Perhaps the message we need the most comes from Maureen Conway, the program’s executive director. In “Making Labor Day Count for Workers,” she reminds us that Labor Day very often isn’t a holiday for those it’s meant to honor. “Millions of US workers—in retail stores and restaurants, in delivery vans and app-taxis, in factories and on farms—don’t receive any paid holidays,” she writes. “Not even one, not even Labor Day.”
What also escapes notice is the deterioration in workers’ wages and working conditions. And the reason that we aren’t managing that decline, she suggests, is that we’re not measuring it.
What we need to know:
- Are we counting everyone? We don’t really have a clear idea how many farmworkers there are in the US, for instance, and the same is true for nannies, app-based drivers, and others in nonstandard work arrangements.

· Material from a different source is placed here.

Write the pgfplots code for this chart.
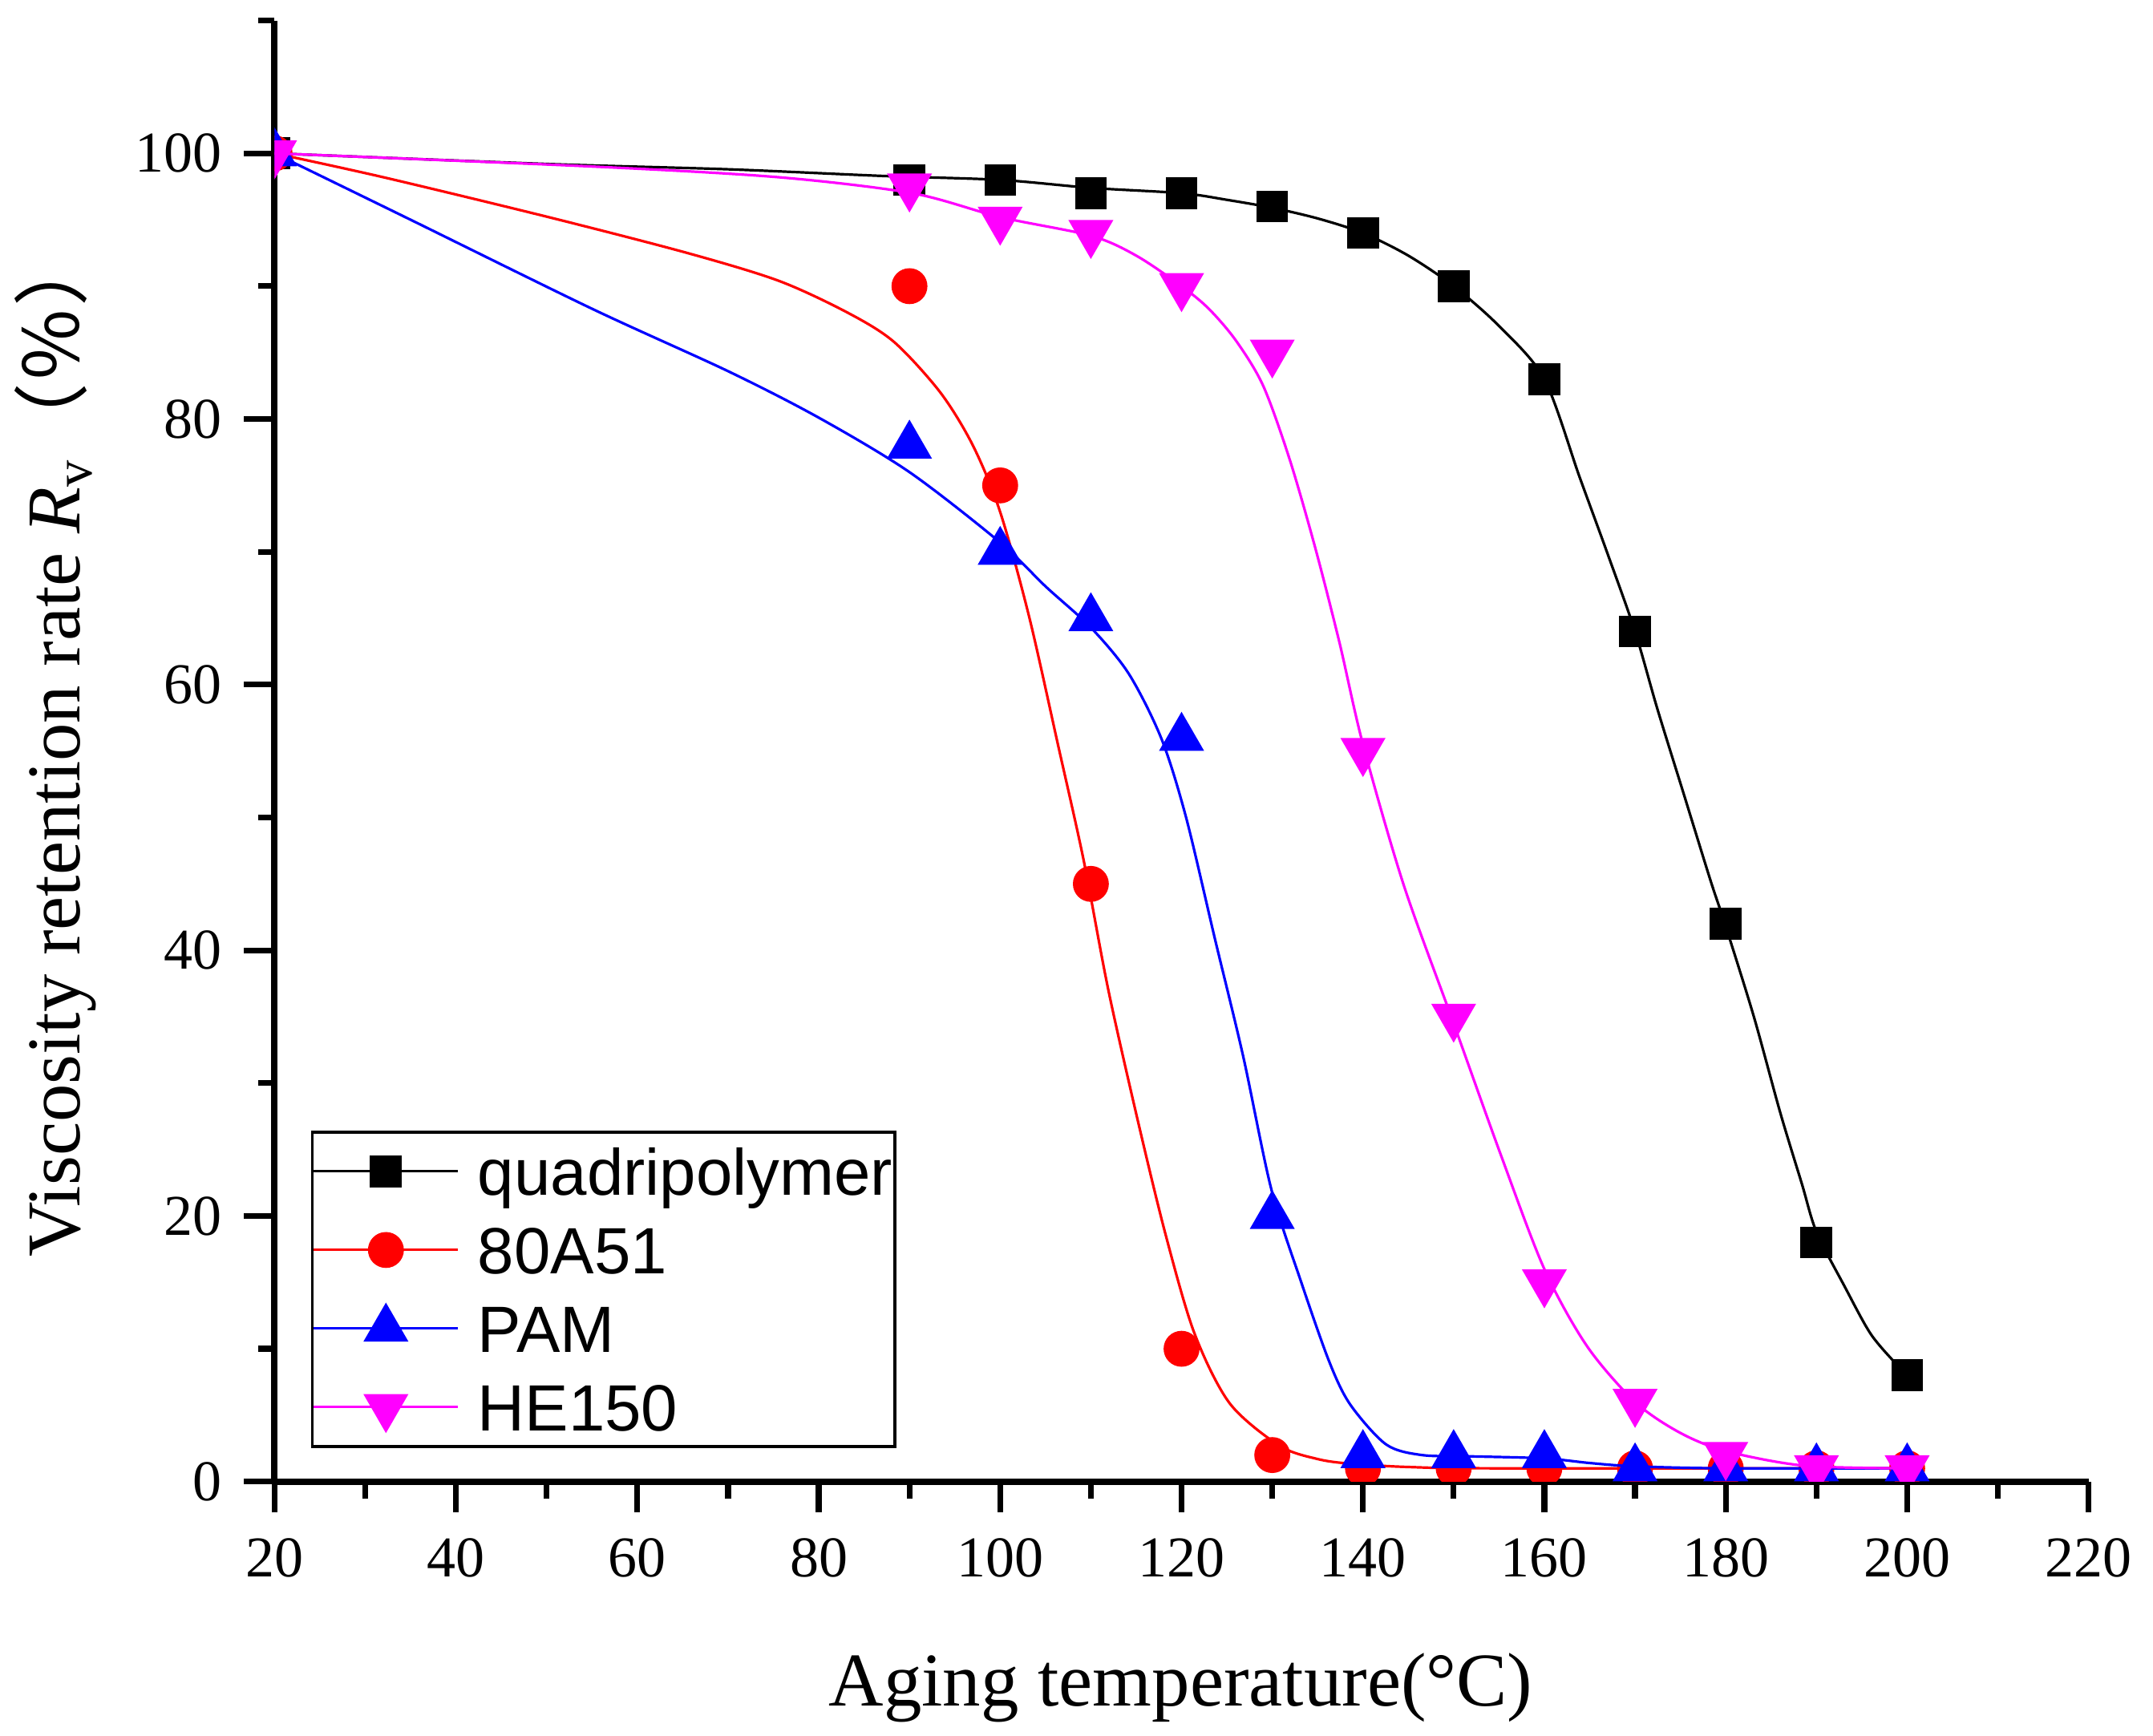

- Are workers making enough to live on? “Conventional metrics of labor market health focus entirely on numerical questions—the quantity of jobs—or binary ones—whether people are working at all.” Jobs reports often bury earnings data, and rarely provide context about costs of living.
- Are the jobs safe? Data on occupational illness, injuries, and fatalities rely exclusively on employer reports, and those incidents are likely being undercounted.
- Is there a sense of dignity and respect in the work? “For too long, policymakers and the public have been operating on the belief that people just need to get a job and maintain a connection to the labor market to earn a dignified living,” writes Conway. “But that’s not true.”
What we should do:
We need to agree on what constitutes good jobs, and make sure our measures of economic health take those metrics into account.
And while we’re at it:
Countries from Afghanistan to Zimbabwe mandate a minimum number of paid holidays, paid vacation days, and other types of paid leave. Perhaps it’s time we join practically every other nation on Earth.
Amid labor shortages, job quality concerns, and supply-chain challenges, a time-tested strategy is becoming a hot new topic—and policymakers, business leaders, workers, and investors are coming together to support it. Employee ownership, an idea with strong bipartisan support, provides an opportunity to grow successful businesses while improving workers’ lives. In The Hill, EOP associate director Matt Helmer and the W.K. Kellogg Foundation’s Jeanne Wardford argue that the best way to recognize the contributions of workers this Labor Day is by “giving more of them a stake in ownership so they can earn a greater return on the fruits of their labor and have more freedom and agency over their work and economic future.”
Gig work—as an ideal—offers workers an opportunity to use their talents and skills on flexible schedules. But flexible work isn’t always quality work, and gig workers are largely excluded from the systems designed to protect workers in traditional employment arrangements. In a recent op-ed in Fast Company, The Workers Lab’s Adrian Haro, the Brookings Institution’s Xavier de Souza Briggs, and Shelly Steward of EOP’s Future of Work Initiative share how the findings of the Gig Worker Learning Project can help create a blueprint for good gig work in partnership with gig workers themselves.
“As of now, there is no shared solutions strategy driven by a broad range of gig workers, and creating the infrastructure for that is a tall order,” they write, “largely because gig work is often solitary and physically dispersed.” But there are promising ideas about how to make gig work better, more modern, and inclusive.